[Exercise directions]: Transcribe every line exactly and omit anything that is a picture.

-- Dataset extract start --

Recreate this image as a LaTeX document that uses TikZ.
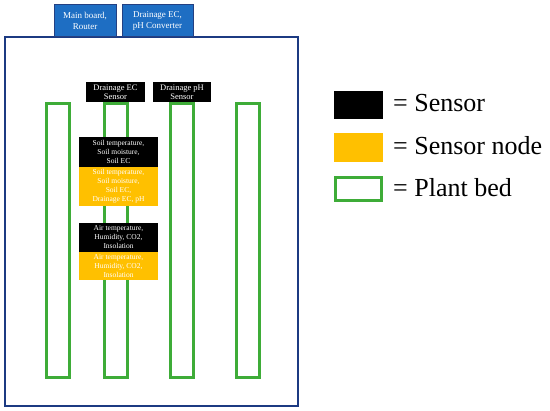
\documentclass[tikz,border=0pt]{standalone}
\usepackage{fontspec}
\setmainfont{Liberation Serif}
\definecolor{bedgreen}{RGB}{62,172,56}
\definecolor{nodeorange}{RGB}{255,192,0}
\definecolor{boxblue}{RGB}{30,110,195}
\definecolor{edgeblue}{RGB}{36,64,130}
\definecolor{framblue}{RGB}{28,58,130}
\tikzset{
  bed/.style={draw=bedgreen, line width=3pt, fill=white},
  sensorbox/.style={fill=black, text=white, inner sep=0pt, align=center, font=\fontsize{7.5}{9}\selectfont},
  nodebox/.style={fill=nodeorange, text=white, inner sep=0pt, align=center, font=\fontsize{7.5}{9}\selectfont},
  topbox/.style={fill=boxblue, draw=edgeblue, line width=1pt, text=white, inner sep=0pt, align=center, font=\fontsize{9}{11}\selectfont},
  legtext/.style={anchor=west, inner sep=0pt, font=\fontsize{26}{30}\selectfont}
}
\begin{document}
\begin{tikzpicture}[x=1pt,y=-1pt]
\useasboundingbox (0,0) rectangle (550,411);
% frame
\node[draw=framblue, line width=1.5pt, minimum width=293, minimum height=369, inner sep=0pt] (frame) at (151.5,221.5) {};
% top boxes
\node[topbox, minimum width=62, minimum height=32] (mainboard) at (85,21) {Main board,\\Router};
\node[topbox, minimum width=71, minimum height=32] (converter) at (157.5,21) {Drainage EC,\\pH Converter};
% plant beds
\node[bed, minimum width=23, minimum height=274, inner sep=0pt] (bed1) at (58,240.5) {};
\node[bed, minimum width=23, minimum height=274, inner sep=0pt] (bed2) at (116,240.5) {};
\node[bed, minimum width=23, minimum height=274, inner sep=0pt] (bed3) at (182,240.5) {};
\node[bed, minimum width=23, minimum height=274, inner sep=0pt] (bed4) at (248,240.5) {};
% drainage sensors
\node[sensorbox, font=\fontsize{8.5}{9.5}\selectfont, minimum width=59, minimum height=20] (ecsensor) at (115.5,92) {Drainage EC\\Sensor};
\node[sensorbox, font=\fontsize{8.5}{9.5}\selectfont, minimum width=58, minimum height=20] (phsensor) at (182,92) {Drainage pH\\Sensor};
% soil sensor + node
\node[sensorbox, minimum width=79, minimum height=30] (soilsensor) at (118.5,152) {Soil temperature,\\Soil moisture,\\Soil EC};
\node[nodebox, minimum width=79, minimum height=39] (soilnode) at (118.5,186.5) {Soil temperature,\\Soil moisture,\\Soil EC,\\Drainage EC, pH};
% air sensor + node
\node[sensorbox, minimum width=79, minimum height=29] (airsensor) at (118.5,237.5) {Air temperature,\\Humidity, CO2,\\Insolation};
\node[nodebox, minimum width=79, minimum height=28] (airnode) at (118.5,266) {Air temperature,\\Humidity, CO2,\\Insolation};
% legend
\node[fill=black, minimum width=49, minimum height=28, inner sep=0pt] (legsensor) at (358.5,105) {};
\node[fill=nodeorange, minimum width=49, minimum height=29, inner sep=0pt] (legnode) at (358.5,147.5) {};
\node[draw=bedgreen, line width=3pt, minimum width=46, minimum height=23, inner sep=0pt] (legbed) at (358.5,189) {};
\node[legtext] (legsensortext) at (393,103) {= Sensor};
\node[legtext] (legnodetext) at (393,146) {= Sensor node};
\node[legtext] (legbedtext) at (393,188) {= Plant bed};
\end{tikzpicture}
\end{document}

-- Dataset extract end --

[Completed exercise]:
Recreate this image as a LaTeX document that uses TikZ.
\documentclass[tikz,border=0pt]{standalone}
\usepackage{fontspec}
\setmainfont{Liberation Serif}
\definecolor{bedgreen}{RGB}{62,172,56}
\definecolor{nodeorange}{RGB}{255,192,0}
\definecolor{boxblue}{RGB}{30,110,195}
\definecolor{edgeblue}{RGB}{36,64,130}
\definecolor{framblue}{RGB}{28,58,130}
\tikzset{
  bed/.style={draw=bedgreen, line width=3pt, fill=white},
  sensorbox/.style={fill=black, text=white, inner sep=0pt, align=center, font=\fontsize{7.5}{9}\selectfont},
  nodebox/.style={fill=nodeorange, text=white, inner sep=0pt, align=center, font=\fontsize{7.5}{9}\selectfont},
  topbox/.style={fill=boxblue, draw=edgeblue, line width=1pt, text=white, inner sep=0pt, align=center, font=\fontsize{9}{11}\selectfont},
  legtext/.style={anchor=west, inner sep=0pt, font=\fontsize{26}{30}\selectfont}
}
\begin{document}
\begin{tikzpicture}[x=1pt,y=-1pt]
\useasboundingbox (0,0) rectangle (550,411);
% frame
\node[draw=framblue, line width=1.5pt, minimum width=293, minimum height=369, inner sep=0pt] (frame) at (151.5,221.5) {};
% top boxes
\node[topbox, minimum width=62, minimum height=32] (mainboard) at (85,21) {Main board,\\Router};
\node[topbox, minimum width=71, minimum height=32] (converter) at (157.5,21) {Drainage EC,\\pH Converter};
% plant beds
\node[bed, minimum width=23, minimum height=274, inner sep=0pt] (bed1) at (58,240.5) {};
\node[bed, minimum width=23, minimum height=274, inner sep=0pt] (bed2) at (116,240.5) {};
\node[bed, minimum width=23, minimum height=274, inner sep=0pt] (bed3) at (182,240.5) {};
\node[bed, minimum width=23, minimum height=274, inner sep=0pt] (bed4) at (248,240.5) {};
% drainage sensors
\node[sensorbox, font=\fontsize{8.5}{9.5}\selectfont, minimum width=59, minimum height=20] (ecsensor) at (115.5,92) {Drainage EC\\Sensor};
\node[sensorbox, font=\fontsize{8.5}{9.5}\selectfont, minimum width=58, minimum height=20] (phsensor) at (182,92) {Drainage pH\\Sensor};
% soil sensor + node
\node[sensorbox, minimum width=79, minimum height=30] (soilsensor) at (118.5,152) {Soil temperature,\\Soil moisture,\\Soil EC};
\node[nodebox, minimum width=79, minimum height=39] (soilnode) at (118.5,186.5) {Soil temperature,\\Soil moisture,\\Soil EC,\\Drainage EC, pH};
% air sensor + node
\node[sensorbox, minimum width=79, minimum height=29] (airsensor) at (118.5,237.5) {Air temperature,\\Humidity, CO2,\\Insolation};
\node[nodebox, minimum width=79, minimum height=28] (airnode) at (118.5,266) {Air temperature,\\Humidity, CO2,\\Insolation};
% legend
\node[fill=black, minimum width=49, minimum height=28, inner sep=0pt] (legsensor) at (358.5,105) {};
\node[fill=nodeorange, minimum width=49, minimum height=29, inner sep=0pt] (legnode) at (358.5,147.5) {};
\node[draw=bedgreen, line width=3pt, minimum width=46, minimum height=23, inner sep=0pt] (legbed) at (358.5,189) {};
\node[legtext] (legsensortext) at (393,103) {= Sensor};
\node[legtext] (legnodetext) at (393,146) {= Sensor node};
\node[legtext] (legbedtext) at (393,188) {= Plant bed};
\end{tikzpicture}
\end{document}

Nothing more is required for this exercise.